Synesthesia: A Blending of The Senses

Synesthesia, a neurological trait with more than 80 forms and growing numbers of people who recognize it in themselves, is mostly associated with famous creatives who have possessed it–from Pharrell Williams to David Hockney and from Mary J. Blige to Marilyn Monroe.

In essence, synesthesia is "bonus senses." In short, people with synesthesia can hear colors or see sounds.

To break this down a bit more, synesthetes have the normal, primary response to, say, seeing the number “5” in newsprint. They know it is black ink on a somewhat beige background. But simultaneously, they may see a navy blue aura around the numeral or simply associate the color with the number but not visualize the blue.
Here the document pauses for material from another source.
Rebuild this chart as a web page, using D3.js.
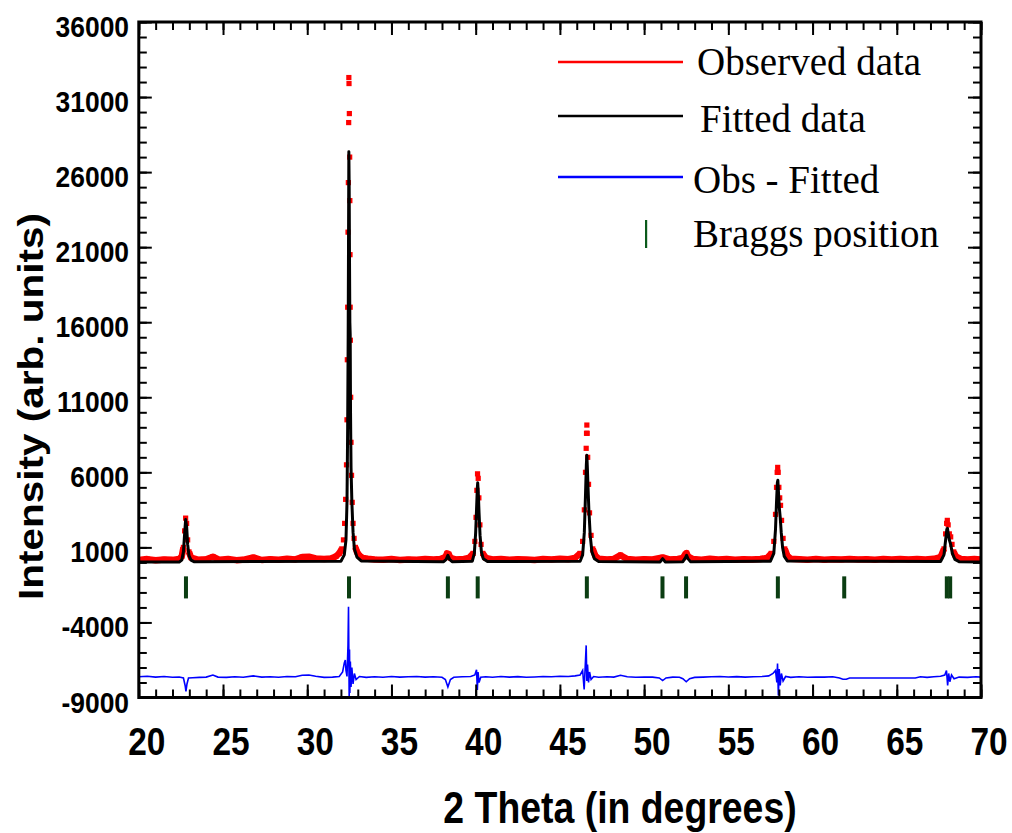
<!DOCTYPE html>
<html><head><meta charset="utf-8">
<script src="https://cdn.jsdelivr.net/npm/d3@7"></script>
<style>body{margin:0;background:#fff}svg{display:block}</style>
</head><body>
<svg id="chart" width="1012" height="833"></svg>
<script>
// ---- data ----
const xTicks = [20,25,30,35,40,45,50,55,60,65,70];
const yTicks = [-9000,-4000,1000,6000,11000,16000,21000,26000,31000,36000];
const legendLabels = ["Observed data","Fitted data","Obs - Fitted","Braggs position"];

const observed = [
[20.0,160],[20.5,220],[21.0,140],[21.5,200],[22.0,170],[22.4,230],
[22.55,400],[22.65,1000],[22.72,2100],[22.78,2950],[22.84,2600],[22.9,1500],[22.98,700],[23.1,320],
[23.5,180],[24.0,210],[24.4,380],[24.8,170],[25.3,230],[25.8,150],[26.3,200],[26.8,330],[27.3,160],[27.8,210],
[28.3,180],[28.8,240],[29.3,200],[29.7,360],[30.1,380],[30.5,260],[31.0,220],[31.4,260],[31.7,400],[31.9,600],
[32.05,900],[32.15,1500],[32.22,2600],[32.28,4200],[32.33,6500],[32.36,9500],[32.38,13500],[32.40,17000],
[32.42,22000],[32.44,25300],[32.46,29300],[32.47,32300],[32.48,31900],[32.50,29900],[32.52,27000],[32.53,24100],
[32.54,20500],[32.55,17000],[32.56,14800],[32.58,11000],[32.60,8000],[32.63,5800],[32.67,4000],[32.72,2600],
[32.78,1600],[32.86,1000],[32.95,700],[33.1,450],[33.3,300],
[33.6,250],[34.0,200],[34.5,180],[35.0,220],[35.5,160],[36.0,200],[36.5,170],[37.0,230],[37.5,190],[37.9,220],
[38.2,350],[38.3,600],[38.4,550],[38.5,300],[38.8,200],[39.3,230],[39.6,300],
[39.85,600],[39.95,1400],[40.02,3000],[40.07,4800],[40.11,5900],[40.15,5600],[40.19,4300],[40.25,2500],[40.32,1200],[40.42,600],[40.6,300],
[41.0,200],[41.5,230],[42.0,170],[42.5,210],[43.0,190],[43.5,160],[44.0,220],[44.5,200],[45.0,240],[45.5,210],[45.9,300],[46.2,600],
[46.35,1400],[46.45,3500],[46.52,6000],[46.56,7600],[46.58,8600],[46.6,9150],[46.62,8600],[46.65,7000],[46.7,5200],
[46.76,3300],[46.85,1800],[46.95,900],[47.1,450],[47.3,250],
[47.8,200],[48.2,230],[48.6,480],[49.0,220],[49.5,180],[50.0,210],[50.5,190],[51.1,330],[51.5,200],[52.0,230],[52.3,300],
[52.45,550],[52.52,620],[52.6,400],
[52.9,220],[53.4,180],[53.9,240],[54.4,190],[54.9,220],[55.4,180],[55.9,210],[56.4,200],[56.9,230],[57.3,300],[57.55,600],
[57.7,1400],[57.8,3200],[57.86,5000],[57.9,6000],[57.93,6330],[57.96,6000],[58.0,5000],[58.05,4300],[58.1,3800],
[58.16,2800],[58.25,1600],[58.35,900],[58.5,450],[58.7,250],
[59.2,210],[59.7,180],[60.2,220],[60.7,170],[61.2,210],[61.7,190],[62.2,230],[62.7,200],[63.2,210],[63.7,180],
[64.2,220],[64.7,190],[65.2,230],[65.7,200],[66.2,220],[66.7,190],[67.2,240],[67.6,350],
[67.8,900],[67.9,1900],[67.96,2600],[68.0,2800],[68.05,2500],[68.12,1900],[68.2,1700],[68.28,1200],[68.38,700],[68.5,400],
[68.8,230],[69.2,200],[69.6,220],[70.0,190]
];

const fitted = [
[20,20],[22.4,30],[22.55,150],[22.65,700],[22.72,1900],[22.78,2850],[22.84,2400],[22.9,1200],[22.98,450],[23.1,150],[23.3,40],
[32.0,80],[32.2,500],[32.3,1500],[32.36,4000],[32.40,9000],[32.43,15000],[32.45,21000],[32.47,27350],[32.49,25000],
[32.51,20000],[32.53,16000],[32.55,15200],[32.57,10000],[32.6,6300],[32.65,4000],[32.72,2000],[32.8,900],[32.95,350],[33.2,100],
[38.1,50],[38.25,200],[38.35,470],[38.45,200],[38.6,50],
[39.8,80],[39.92,600],[40.0,2000],[40.06,3800],[40.1,5000],[40.12,5300],[40.16,4500],[40.2,3300],[40.26,1800],[40.34,700],[40.45,250],[40.7,60],
[46.2,80],[46.35,500],[46.45,2000],[46.52,4500],[46.57,6500],[46.6,7130],[46.63,6300],[46.67,5000],[46.72,3500],[46.8,1800],[46.9,700],[47.05,250],[47.3,60],
[50.95,30],[51.1,250],[51.25,30],
[52.3,50],[52.45,300],[52.52,470],[52.6,250],[52.75,50],
[57.5,80],[57.7,600],[57.8,2200],[57.86,4000],[57.91,5300],[57.94,5470],[57.98,4600],[58.03,3600],[58.08,3000],[58.14,2000],[58.22,1000],[58.32,400],[58.5,100],
[67.6,60],[67.8,500],[67.9,1500],[67.97,2200],[68.01,2267],[68.06,1900],[68.12,1500],[68.2,1200],[68.3,600],[68.45,200],[68.7,50],[70,30]
];

const residual = [
[20.0,-7620],[20.5,-7580],[21.0,-7640],[21.5,-7600],[22.0,-7650],[22.4,-7640],[22.65,-7700],[22.75,-8200],[22.8,-8600],
[22.86,-8100],[22.95,-7700],[23.2,-7680],[23.6,-7660],[24.0,-7640],[24.4,-7500],[24.7,-7640],[25.2,-7660],[25.7,-7620],
[26.2,-7650],[26.8,-7560],[27.3,-7640],[27.8,-7620],[28.3,-7650],[28.8,-7600],[29.3,-7620],[29.7,-7520],[30.1,-7500],
[30.5,-7580],[31.0,-7660],[31.5,-7640],[31.9,-7600],[32.1,-7300],[32.2,-6700],[32.26,-6500],[32.3,-7200],[32.36,-7600],
[32.42,-5500],[32.45,-2950],[32.47,-6000],[32.49,-9000],[32.51,-5800],[32.53,-8700],[32.56,-6600],[32.6,-8300],[32.65,-7000],
[32.72,-8100],[32.8,-7400],[32.9,-7800],[33.1,-7600],[33.5,-7660],[34.0,-7620],[34.5,-7650],[35.0,-7600],[35.5,-7640],
[36.0,-7620],[36.5,-7600],[37.0,-7640],[37.5,-7620],[38.0,-7650],[38.2,-7800],[38.35,-8300],[38.5,-7800],[38.7,-7650],
[39.2,-7620],[39.7,-7600],[39.95,-7500],[40.05,-7150],[40.1,-8500],[40.14,-7300],[40.2,-8000],[40.3,-7650],[40.6,-7620],
[41.0,-7650],[41.5,-7600],[42.0,-7640],[42.5,-7610],[43.0,-7650],[43.5,-7630],[44.0,-7600],[44.5,-7620],[45.0,-7580],
[45.5,-7600],[45.9,-7560],[46.2,-7500],[46.35,-7200],[46.44,-8470],[46.5,-7000],[46.56,-5530],[46.6,-7900],[46.64,-6800],
[46.7,-8000],[46.76,-7300],[46.85,-7800],[47.0,-7600],[47.3,-7650],[47.8,-7620],[48.2,-7640],[48.6,-7520],[49.0,-7620],
[49.5,-7650],[50.0,-7630],[50.5,-7640],[50.9,-7700],[51.1,-7870],[51.3,-7700],[51.7,-7640],[52.1,-7650],[52.3,-7750],
[52.5,-7950],[52.7,-7750],[53.0,-7660],[53.5,-7640],[54.0,-7620],[54.5,-7600],[55.0,-7630],[55.5,-7610],[56.0,-7640],
[56.5,-7620],[57.0,-7600],[57.4,-7560],[57.65,-7400],[57.8,-7200],[57.88,-8000],[57.92,-6730],[57.97,-8870],[58.02,-7100],
[58.08,-8200],[58.15,-7400],[58.25,-7900],[58.4,-7600],[58.7,-7660],[59.2,-7620],[59.7,-7650],[60.2,-7630],[60.7,-7640],
[61.2,-7620],[61.6,-7700],[61.8,-7780],[62.0,-7780],[62.2,-7700],[66.1,-7700],[66.4,-7620],[66.8,-7660],[67.2,-7620],
[67.6,-7580],[67.85,-7500],[67.95,-7200],[68.02,-8200],[68.08,-7400],[68.15,-7950],[68.25,-7500],[68.4,-7750],[68.7,-7640],
[69.2,-7660],[69.7,-7620],[70.0,-7640]
];

const braggPositions = [22.80,32.48,38.35,40.12,46.60,51.09,52.49,57.94,61.88,67.97,68.17];
const braggRange = [-930,-2400];

// ---- layout ----
const svg = d3.select("#chart");
const L = 138.8, R = 981, T = 22, B = 697.5;
const x = d3.scaleLinear().domain([20,70]).range([L,R]);
const y = d3.scaleLinear().domain([-9000,36000]).range([B,T]);

svg.append("rect").attr("width",1012).attr("height",833).attr("fill","#fff");

const plot = svg.append("g");
svg.append("clipPath").attr("id","clip").append("rect")
  .attr("x",L).attr("y",T).attr("width",R-L).attr("height",B-T);
plot.attr("clip-path","url(#clip)");

const line = d3.line().x(d=>x(d[0])).y(d=>y(d[1]));

// observed: dense band near background, separate points on the peaks
plot.append("path").datum(observed)
  .attr("d",d3.line().defined(d=>d[1]<=1000).x(d=>x(d[0])).y(d=>y(d[1])))
  .attr("fill","none").attr("stroke","#ff0000").attr("stroke-width",6.5).attr("stroke-linejoin","round");
plot.append("g").selectAll("rect").data(observed).join("rect")
  .attr("x",d=>x(d[0])-2.6).attr("y",d=>y(d[1])-2.6).attr("width",5.2).attr("height",5.2).attr("fill","#ff0000");

// fitted
plot.append("path").datum(fitted).attr("d",line)
  .attr("fill","none").attr("stroke","#000").attr("stroke-width",3).attr("stroke-linejoin","round");

// residual
plot.append("path").datum(residual).attr("d",line)
  .attr("fill","none").attr("stroke","#0000ff").attr("stroke-width",1.6);

// bragg ticks
plot.append("g").selectAll("rect").data(braggPositions).join("rect")
  .attr("x",d=>x(d)-2).attr("y",y(braggRange[0])).attr("width",4)
  .attr("height",y(braggRange[1])-y(braggRange[0])).attr("fill","#0b3d12");

// ---- axes ----
const minorX = d3.range(20,71,1), minorY = d3.range(-9000,36001,1000);
function styleAxis(g){ g.select(".domain").remove(); g.selectAll("line").attr("stroke","#000").attr("stroke-width",2); g.selectAll("text").remove(); }
svg.append("g").attr("transform",`translate(0,${B})`).call(d3.axisBottom(x).tickValues(minorX).tickSize(-8)).call(styleAxis);
svg.append("g").attr("transform",`translate(0,${B})`).call(d3.axisBottom(x).tickValues(xTicks).tickSize(-13)).call(styleAxis);
svg.append("g").attr("transform",`translate(0,${T})`).call(d3.axisTop(x).tickValues(minorX).tickSize(-8)).call(styleAxis);
svg.append("g").attr("transform",`translate(0,${T})`).call(d3.axisTop(x).tickValues(xTicks).tickSize(-13)).call(styleAxis);
svg.append("g").attr("transform",`translate(${L},0)`).call(d3.axisLeft(y).tickValues(minorY).tickSize(-8)).call(styleAxis);
svg.append("g").attr("transform",`translate(${L},0)`).call(d3.axisLeft(y).tickValues(yTicks).tickSize(-13)).call(styleAxis);
svg.append("g").attr("transform",`translate(${R},0)`).call(d3.axisRight(y).tickValues(minorY).tickSize(-8)).call(styleAxis);
svg.append("g").attr("transform",`translate(${R},0)`).call(d3.axisRight(y).tickValues(yTicks).tickSize(-13)).call(styleAxis);

svg.append("rect").attr("x",L).attr("y",T).attr("width",R-L).attr("height",B-T)
  .attr("fill","none").attr("stroke","#000").attr("stroke-width",3);

// tick labels
const sans = "'Liberation Sans', Arial, sans-serif";
svg.append("g").selectAll("text").data(yTicks).join("text")
  .attr("transform",d=>`translate(129,${y(d)+15}) scale(0.88,1)`)
  .attr("text-anchor","end").attr("font-family",sans).attr("font-weight","bold").attr("font-size",30)
  .attr("fill","#000").text(d=>d);
svg.append("g").selectAll("text").data(xTicks).join("text")
  .attr("transform",d=>`translate(${x(d)+8},755) scale(0.88,1)`)
  .attr("text-anchor","middle").attr("font-family",sans).attr("font-weight","bold").attr("font-size",38)
  .attr("fill","#000").text(d=>d);

// axis titles
svg.append("text").attr("transform","translate(620,823) scale(0.85,1)")
  .attr("text-anchor","middle").attr("font-family",sans).attr("font-weight","bold").attr("font-size",44)
  .text("2 Theta (in degrees)");
svg.append("text").attr("transform","translate(43,406.5) rotate(-90) scale(1.125,1)")
  .attr("text-anchor","middle").attr("font-family",sans).attr("font-weight","bold").attr("font-size",36)
  .text("Intensity (arb. units)");

// legend
const serif = "'Liberation Serif', 'Times New Roman', serif";
const leg = svg.append("g");
const legColors = ["#ff0000","#000000","#0000ff"];
const legLineY = [62,116,177];
const legTextPos = [[697,75],[700,132],[693,193],[693,247]];
legColors.forEach((c,i)=>{
  leg.append("line").attr("x1",558).attr("x2",683).attr("y1",legLineY[i]).attr("y2",legLineY[i])
    .attr("stroke",c).attr("stroke-width",2.5);
});
leg.append("rect").attr("x",645).attr("y",220).attr("width",2.2).attr("height",28).attr("fill","#0b5a1b");
legendLabels.forEach((t,i)=>{
  leg.append("text").attr("x",legTextPos[i][0]).attr("y",legTextPos[i][1])
    .attr("font-family",serif).attr("font-size",39).attr("fill","#000").text(t);
});
</script>
</body></html>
Synesthesia experiences range from colored numbers and letters to seeing colored forms when composing music, to the more rare spatial kind where people see categories like time or lists of things around them in space. The prominent neuroscientist Dr. David Eagleman told me the most interesting form of the latter he ever heard of was an Indian man who didn’t see the caste system of his homeland as a list, but rather, encircling him.

The latest form of the trait being studied in earnest in laboratories worldwide may be the most mind-blowing of all.  Mirror-touch synesthesia (MTS).

Touching The World

MTS causes profound empathy and physical effects in approximately 1.6 percent of people, and it has to do with something called "mirror neurons."

As the National Center for Biotechnology Information explains, "Mirror neurons are a class of neuron that modulate their activity both when an individual executes a specific motor act and when they observe the same or similar act performed by another individual."

For example, there is Megan Pohlman, a St. Louis, Missouri nurse who literally feels the pain her pediatric patients experience. And  Jason Padgett, the Tacoma, Washington acquired savant and synesthete (with whom I co-authored Struck by Genius), had experiences in a pain management clinic which included not only overcoming his own pain from a brain injury sustained in a mugging but the pain of all the other clients attending with him and sharing their stories.

The trait is, as previously mentioned, due to mirror-touch neurons in the brain, which were first observed in 1996 in macaque monkeys by three researchers. Not only did they fire up when the monkeys performed activities, but the same clusters lit up on brain imaging machines when they observed other monkeys doing so. The neurons are found in a part of the brain called the premotor cortex, which is responsible for planning action in the future.

Within the mirror-touch community, there is a cluster of millennials whose profound empathy even extends to the inanimate. I call them “machine synesthetes.” Catherine Johnston, 24, of Tasmania, Australia, cannot help but move her body in a mirror pattern to many things in motion–from the flap on the heater in her home to involuntarily being thrown forward when a car crashed near her but did not hit her. “The closer they are or the bigger the movement, the worse they are,” she explained.

Vanessa Ki, 24, of Melbourne Australia, doesn’t simply identify with the avatars in the video games she likes to play, but literally feels the wind rushing by her as they run or pain if they fall to the ground.

A post-doctoral psychology student, she knows it’s not herself in the game, she explains, because in real life she experiences a fear of heights which is never present as the video heroines leap and fly. “I feel the gravity when they jump down.” Nessa, as she likes to be known, offered this example of a favorite game which gives her literal physical sensations:

Recently, the Pacific Standard featured a story on Harvard medical resident Joel Salinas. Dr. Salinas is a mirror-touch synesthete and can even feel the physical sensations that non-communicative patients are experiencing.  The story may lead to a new television pilot about a doctor based on Salinas called “Sensory” for CBS-TV, though initial plans for its debut hit a wall due to casting issues.

If the human mind can be likened to a computer, then mirror-touch synesthesia seems to demonstrate that humanity is indeed, a network.